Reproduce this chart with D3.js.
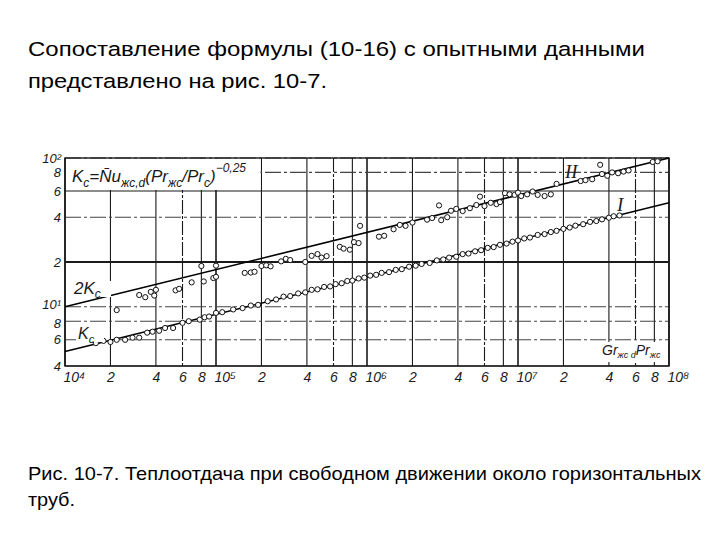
<!DOCTYPE html>
<html>
<head>
<meta charset="utf-8">
<script src="https://cdn.jsdelivr.net/npm/d3@7"></script>
<style>
  body { margin: 0; background: #fff; }
  svg { display: block; }
</style>
</head>
<body>
<div id="chart"></div>
<script>
// Gr·Pr (x) and K values, series I (lower) and II (upper)
const seriesIX = [1.6e4, 1.8e4, 2.0e4, 2.2e4, 2.5e4, 2.8e4, 3.1e4, 3.5e4, 3.8e4, 4.2e4, 4.6e4, 5.2e4,
  6.0e4, 6.6e4, 7.8e4, 8.4e4, 9.0e4, 1.0e5, 1.1e5, 1.3e5, 1.5e5, 1.7e5, 1.9e5, 2.2e5, 2.5e5, 2.8e5,
  3.1e5, 3.5e5, 3.9e5, 4.3e5, 4.7e5, 5.2e5, 5.7e5, 6.2e5, 6.8e5, 7.4e5, 8.0e5, 8.8e5, 9.6e5, 1.05e6,
  1.15e6, 1.25e6, 1.4e6, 1.55e6, 1.7e6, 1.9e6, 2.1e6, 2.3e6, 2.6e6, 2.9e6, 3.2e6, 3.5e6, 3.9e6, 4.3e6,
  4.7e6, 5.2e6, 5.7e6, 6.3e6, 6.9e6, 7.6e6, 8.4e6, 9.2e6, 1.0e7, 1.1e7, 1.2e7, 1.35e7, 1.5e7, 1.65e7,
  1.8e7, 2.0e7, 2.2e7, 2.4e7, 2.7e7, 3.0e7, 3.3e7, 3.6e7, 4.0e7, 4.3e7, 4.7e7];
const seriesIY = [5.7, 5.9, 5.8, 6.0, 6.0, 6.2, 6.2, 6.7, 6.8, 6.9, 7.2, 7.2,
  7.8, 8.0, 8.2, 8.5, 8.6, 9.1, 9.2, 9.6, 9.8, 10.2, 10.3, 10.9, 11.2, 11.7,
  11.8, 12.3, 12.5, 13.0, 13.1, 13.6, 13.7, 14.2, 14.4, 14.9, 15.0, 15.5, 15.7, 16.2,
  16.4, 16.9, 17.1, 17.7, 17.9, 18.6, 18.9, 19.4, 19.7, 20.5, 20.8, 21.4, 21.7, 22.6,
  22.8, 23.6, 24.0, 24.9, 25.2, 26.1, 26.6, 27.4, 27.9, 28.8, 29.2, 30.4, 30.8, 31.8,
  32.4, 33.4, 34.1, 35.1, 35.9, 37.2, 37.7, 38.7, 39.7, 40.6, 41.1];

const seriesIIX = [2.2e4, 3.1e4, 3.4e4, 3.7e4, 3.9e4, 4.0e4, 5.4e4, 5.7e4, 6.9e4, 8.0e4, 8.3e4, 9.6e4,
  1.0e5, 1.0e5, 1.55e5, 1.7e5, 1.8e5, 2.0e5, 2.15e5, 2.3e5, 2.7e5, 2.9e5, 3.1e5, 3.9e5, 4.3e5, 4.7e5,
  5.0e5, 5.4e5, 6.6e5, 7.0e5, 7.7e5, 8.2e5, 8.8e5, 9.0e5, 1.2e6, 1.3e6, 1.5e6, 1.65e6, 1.8e6, 2.0e6,
  2.5e6, 2.7e6, 3.0e6, 3.1e6, 3.4e6, 3.6e6, 3.9e6, 4.3e6, 4.8e6, 5.3e6, 5.6e6, 6.0e6, 6.6e6, 7.2e6,
  7.6e6, 8.2e6, 8.8e6, 9.5e6, 1.0e7, 1.05e7, 1.15e7, 1.25e7, 1.35e7, 1.5e7, 1.65e7, 1.8e7, 2.6e7,
  2.8e7, 3.1e7, 3.5e7, 3.6e7, 3.9e7, 4.2e7, 4.6e7, 5.0e7, 5.4e7, 7.8e7, 8.4e7];
const seriesIIY = [9.5, 12.0, 11.6, 12.6, 11.9, 13.0, 12.9, 13.2, 14.6, 18.8, 14.8, 15.6,
  18.9, 15.9, 16.9, 17.0, 17.2, 18.8, 19.0, 18.7, 20.2, 21.0, 20.6, 20.0, 22.0, 22.6,
  21.4, 21.9, 25.3, 24.6, 24.2, 27.2, 26.8, 35.0, 29.6, 30.0, 33.2, 35.5, 35.0, 36.8,
  38.5, 39.5, 48.0, 38.2, 40.0, 44.2, 45.5, 44.0, 46.0, 48.3, 55.0, 47.5, 50.0, 49.0,
  50.5, 58.0, 57.0, 56.5, 58.5, 55.5, 57.0, 59.5, 56.5, 55.5, 57.0, 67.0, 70.0,
  71.0, 72.0, 90.0, 78.0, 76.0, 80.0, 79.0, 81.0, 82.5, 94.0, 95.0];

// fitted lines: K_c and 2K_c, end points
const lineX = [1e4, 1e8];
const lineKc = [5, 50];
const line2Kc = [10, 100];

const xTicks = [1e4, 2e4, 4e4, 6e4, 8e4, 1e5, 2e5, 4e5, 6e5, 8e5, 1e6, 2e6, 4e6, 6e6, 8e6,
  1e7, 2e7, 4e7, 6e7, 8e7, 1e8];
const xTickLabels = ['10⁴', '2', '4', '6', '8', '10⁵', '2', '4', '6', '8', '10⁶', '2', '4', '6', '8',
  '10⁷', '2', '4', '6', '8', '10⁸'];
const yTicks = [4, 6, 8, 10, 20, 40, 60, 80, 100];
const yTickLabels = ['4', '6', '8', '10¹', '2', '4', '6', '8', '10²'];

const svg = d3.select('#chart').append('svg')
  .attr('width', 720)
  .attr('height', 540);

const textFont = '"Liberation Sans", Arial, sans-serif';

// page text
const addLine = (str, x, y, size, len) => svg.append('text')
  .attr('x', x).attr('y', y)
  .attr('font-family', textFont)
  .attr('font-size', size)
  .attr('fill', '#000')
  .attr('textLength', len)
  .attr('lengthAdjust', 'spacingAndGlyphs')
  .text(str);

addLine('Сопоставление формулы (10-16) с опытными данными', 28, 56, 20.5, 617);
addLine('представлено на рис. 10-7.', 28, 88, 20.5, 299);
addLine('Рис. 10-7. Теплоотдача при свободном движении около горизонтальных', 28, 480, 18.5, 673);
addLine('труб.', 28, 506, 18.5, 47);

const x = d3.scaleLog().domain([1e4, 1e8]).range([65, 669]);
const y = d3.scaleLog().domain([4, 100]).range([366, 158]);

const ink = '#1a1a1a';

// vertical grid
svg.append('g')
  .selectAll('line')
  .data(xTicks)
  .enter().append('line')
  .attr('x1', (d) => x(d)).attr('x2', (d) => x(d))
  .attr('y1', y(100)).attr('y2', y(4))
  .attr('stroke', ink)
  .attr('stroke-width', (d, i) => (i % 5 === 0 ? 1.6 : 1.1))
  .attr('stroke-dasharray', (d, i) => (i % 5 === 3 ? '14,2,3,2' : null));

// horizontal grid
svg.append('g')
  .selectAll('line')
  .data(yTicks)
  .enter().append('line')
  .attr('x1', x(1e4)).attr('x2', x(1e8))
  .attr('y1', (d) => y(d)).attr('y2', (d) => y(d))
  .attr('stroke', (d) => (d === 20 || d === 60 || d === 4 ? ink : '#444'))
  .attr('stroke-width', (d) => (d === 20 ? 2 : 1.1))
  .attr('stroke-dasharray', (d) => (d === 20 || d === 60 || d === 4 ? null : '16,3,3,3'));

// formula box (cell left free of grid)
svg.append('rect')
  .attr('x', x(1e4) + 1)
  .attr('y', y(100) + 1)
  .attr('width', x(2e5) - x(1e4) - 2)
  .attr('height', y(60) - y(100) - 2)
  .attr('fill', '#fff');

const formula = svg.append('text')
  .attr('x', 72).attr('y', 182)
  .attr('font-family', textFont)
  .attr('font-style', 'italic')
  .attr('font-size', 17)
  .attr('fill', ink);
formula.append('tspan').text('K');
formula.append('tspan').attr('font-size', 12).attr('dy', 5).text('c');
formula.append('tspan').attr('dy', -5).text('=N\u0304u');
formula.append('tspan').attr('font-size', 12).attr('dy', 5).text('жс,d');
formula.append('tspan').attr('dy', -5).text('(Pr');
formula.append('tspan').attr('font-size', 12).attr('dy', 5).text('жс');
formula.append('tspan').attr('dy', -5).text('/Pr');
formula.append('tspan').attr('font-size', 12).attr('dy', 5).text('c');
formula.append('tspan').attr('dy', -5).text(')');
formula.append('tspan').attr('font-size', 12).attr('dy', -10).text('−0,25');

// frame
svg.append('rect')
  .attr('x', x(1e4)).attr('y', y(100))
  .attr('width', x(1e8) - x(1e4)).attr('height', y(4) - y(100))
  .attr('fill', 'none')
  .attr('stroke', ink)
  .attr('stroke-width', 1.4);

// fitted lines
const lineGen = d3.line().x((d) => x(d[0])).y((d) => y(d[1]));
[lineKc, line2Kc].forEach((vals) => {
  svg.append('path')
    .datum(lineX.map((v, i) => [v, vals[i]]))
    .attr('d', lineGen)
    .attr('fill', 'none')
    .attr('stroke', '#000')
    .attr('stroke-width', 1.6);
});

// experimental points
[[seriesIX, seriesIY], [seriesIIX, seriesIIY]].forEach(([xs, ys]) => {
  svg.append('g')
    .selectAll('circle')
    .data(xs.map((v, i) => [v, ys[i]]))
    .enter().append('circle')
    .attr('cx', (d) => x(d[0]))
    .attr('cy', (d) => y(d[1]))
    .attr('r', 2.6)
    .attr('fill', '#fff')
    .attr('stroke', '#111')
    .attr('stroke-width', 1);
});

// axes
const xAxis = svg.append('g')
  .attr('transform', `translate(0,${y(4)})`)
  .call(d3.axisBottom(x).tickValues(xTicks).tickSize(0).tickPadding(6)
    .tickFormat((d, i) => xTickLabels[i]));
xAxis.select('.domain').remove();
xAxis.selectAll('text')
  .attr('font-family', textFont)
  .attr('font-style', 'italic')
  .attr('font-size', 14)
  .attr('fill', ink)
  .attr('text-anchor', (d, i) => (xTickLabels[i].length > 1 ? 'start' : 'middle'))
  .attr('dx', (d, i) => (xTickLabels[i].length > 1 ? -2 : 0));

const yAxis = svg.append('g')
  .attr('transform', `translate(${x(1e4)},0)`)
  .call(d3.axisLeft(y).tickValues(yTicks).tickSize(0).tickPadding(4)
    .tickFormat((d, i) => yTickLabels[i]));
yAxis.select('.domain').remove();
yAxis.selectAll('text')
  .attr('font-family', textFont)
  .attr('font-style', 'italic')
  .attr('font-size', 13)
  .attr('fill', ink)
  .attr('dy', (d) => (d === 10 ? '0.1em' : d === 8 ? '0.45em' : '0.32em'));

// series labels
const label = (parts, px, py, size) => {
  const t = svg.append('text')
    .attr('x', px).attr('y', py)
    .attr('font-family', textFont)
    .attr('font-style', 'italic')
    .attr('font-size', size)
    .attr('fill', ink);
  parts.forEach(([s, sub]) => {
    t.append('tspan')
      .attr('font-size', sub ? size * 0.7 : size)
      .attr('dy', sub ? 4 : 0)
      .text(s);
  });
  return t;
};
svg.append('rect').attr('x', 73).attr('y', 281).attr('width', 38).attr('height', 16).attr('fill', '#fff');
label([['2K', false], ['c', true]], 74, 294, 17);
svg.append('rect').attr('x', 76).attr('y', 326).attr('width', 28).attr('height', 16).attr('fill', '#fff');
label([['K', false], ['c', true]], 78, 339, 16);

svg.append('text')
  .attr('x', 565).attr('y', 178)
  .attr('font-family', '"Liberation Serif", serif')
  .attr('font-style', 'italic')
  .attr('font-size', 19)
  .attr('fill', ink)
  .text('II');
svg.append('text')
  .attr('x', 617).attr('y', 211)
  .attr('font-family', '"Liberation Serif", serif')
  .attr('font-style', 'italic')
  .attr('font-size', 19)
  .attr('fill', ink)
  .text('I');

// x axis title
svg.append('rect').attr('x', 600).attr('y', 342).attr('width', 64).attr('height', 20).attr('fill', '#fff');
const xt = svg.append('text')
  .attr('x', 602).attr('y', 355)
  .attr('font-family', textFont)
  .attr('font-style', 'italic')
  .attr('font-size', 14)
  .attr('fill', ink);
xt.append('tspan').text('Gr');
xt.append('tspan').attr('font-size', 9).attr('dy', 3).text('жс d');
xt.append('tspan').attr('dy', -3).text('Pr');
xt.append('tspan').attr('font-size', 9).attr('dy', 3).text('жс');
</script>
</body>
</html>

• • • • • • •

- _Written exercise_:
Each line containing the word "chart" counts once; report the total alone.

- _Result for this exercise_:
3